— DIRECTION —
Reproduce exactly the lines starting at the line that contains "Rebuild this chart" and ending at the line that contains "from matplotlib.patches import". Omit pictures.

— RAW RECORDS —
☆ ☆ ☆ ☆ ☆ ☆ ☆

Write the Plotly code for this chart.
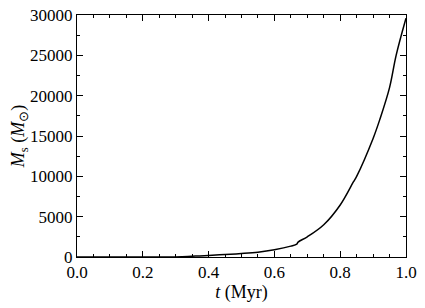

☆ ☆ ☆ ☆ ☆ ☆ ☆

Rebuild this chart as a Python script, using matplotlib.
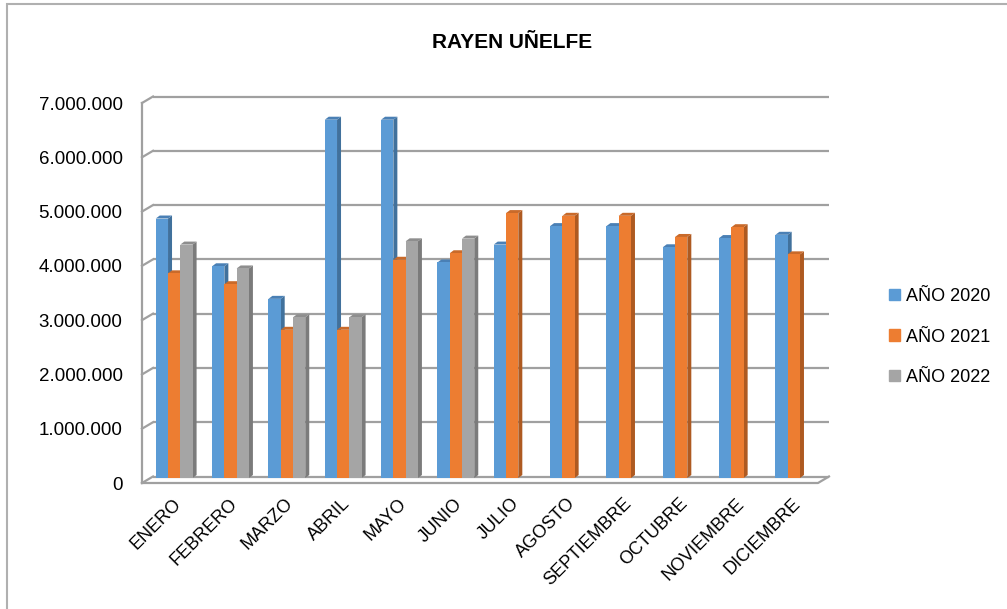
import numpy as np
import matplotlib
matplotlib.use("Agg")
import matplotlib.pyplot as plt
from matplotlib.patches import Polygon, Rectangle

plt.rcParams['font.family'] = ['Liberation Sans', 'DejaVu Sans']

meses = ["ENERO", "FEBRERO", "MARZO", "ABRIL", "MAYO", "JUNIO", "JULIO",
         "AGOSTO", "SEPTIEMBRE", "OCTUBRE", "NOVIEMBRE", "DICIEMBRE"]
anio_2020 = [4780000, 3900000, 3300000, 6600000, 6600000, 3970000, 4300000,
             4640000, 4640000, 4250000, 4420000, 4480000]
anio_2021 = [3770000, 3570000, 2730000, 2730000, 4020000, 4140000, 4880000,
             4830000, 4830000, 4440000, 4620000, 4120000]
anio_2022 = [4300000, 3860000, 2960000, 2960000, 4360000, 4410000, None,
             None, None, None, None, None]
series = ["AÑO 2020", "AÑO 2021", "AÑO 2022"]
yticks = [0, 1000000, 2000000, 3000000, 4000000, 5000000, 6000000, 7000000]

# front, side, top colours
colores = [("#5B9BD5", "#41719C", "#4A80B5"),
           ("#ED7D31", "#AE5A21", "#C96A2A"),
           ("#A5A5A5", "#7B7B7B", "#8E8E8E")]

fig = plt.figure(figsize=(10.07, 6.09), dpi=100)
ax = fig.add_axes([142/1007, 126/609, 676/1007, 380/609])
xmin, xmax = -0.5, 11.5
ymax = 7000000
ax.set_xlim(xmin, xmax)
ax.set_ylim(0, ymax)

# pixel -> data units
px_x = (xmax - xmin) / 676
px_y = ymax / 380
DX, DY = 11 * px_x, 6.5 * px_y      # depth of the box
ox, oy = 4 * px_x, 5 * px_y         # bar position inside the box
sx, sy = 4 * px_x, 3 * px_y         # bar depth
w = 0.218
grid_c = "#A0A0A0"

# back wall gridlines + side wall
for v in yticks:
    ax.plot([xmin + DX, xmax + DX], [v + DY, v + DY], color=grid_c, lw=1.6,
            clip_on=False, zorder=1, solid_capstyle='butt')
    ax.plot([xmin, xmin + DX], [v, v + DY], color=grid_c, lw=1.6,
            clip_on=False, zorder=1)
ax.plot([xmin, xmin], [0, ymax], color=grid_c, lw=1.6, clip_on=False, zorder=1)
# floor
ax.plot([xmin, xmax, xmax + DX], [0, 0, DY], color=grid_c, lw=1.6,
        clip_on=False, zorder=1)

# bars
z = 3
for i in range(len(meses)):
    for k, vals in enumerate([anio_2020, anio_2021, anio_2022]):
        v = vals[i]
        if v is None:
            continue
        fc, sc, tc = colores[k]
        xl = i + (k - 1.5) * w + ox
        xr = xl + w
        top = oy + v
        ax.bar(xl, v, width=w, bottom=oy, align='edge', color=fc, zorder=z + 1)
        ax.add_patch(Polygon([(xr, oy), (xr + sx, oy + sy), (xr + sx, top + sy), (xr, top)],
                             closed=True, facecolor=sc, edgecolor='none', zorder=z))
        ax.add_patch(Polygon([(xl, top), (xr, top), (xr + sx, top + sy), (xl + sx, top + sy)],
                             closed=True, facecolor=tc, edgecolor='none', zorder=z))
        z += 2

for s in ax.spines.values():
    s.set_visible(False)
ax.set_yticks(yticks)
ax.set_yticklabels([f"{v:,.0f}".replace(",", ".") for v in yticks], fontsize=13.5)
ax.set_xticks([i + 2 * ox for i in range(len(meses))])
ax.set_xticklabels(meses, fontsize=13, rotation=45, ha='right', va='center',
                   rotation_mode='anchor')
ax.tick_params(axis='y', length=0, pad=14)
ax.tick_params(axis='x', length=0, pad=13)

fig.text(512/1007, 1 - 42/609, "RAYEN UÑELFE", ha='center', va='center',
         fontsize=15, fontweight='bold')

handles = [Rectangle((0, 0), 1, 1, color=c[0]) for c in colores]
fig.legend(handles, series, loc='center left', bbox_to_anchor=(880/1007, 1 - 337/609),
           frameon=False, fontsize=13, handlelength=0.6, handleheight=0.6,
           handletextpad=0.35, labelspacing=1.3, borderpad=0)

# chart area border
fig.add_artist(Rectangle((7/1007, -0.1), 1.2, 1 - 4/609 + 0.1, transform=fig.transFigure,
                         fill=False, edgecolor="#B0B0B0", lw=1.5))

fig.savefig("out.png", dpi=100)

☆ ☆ ☆ ☆ ☆ ☆ ☆

— SOLUTION TO THE PROBLEM —
Rebuild this chart as a Python script, using matplotlib.
import numpy as np
import matplotlib
matplotlib.use("Agg")
import matplotlib.pyplot as plt
from matplotlib.patches import Polygon, Rectangle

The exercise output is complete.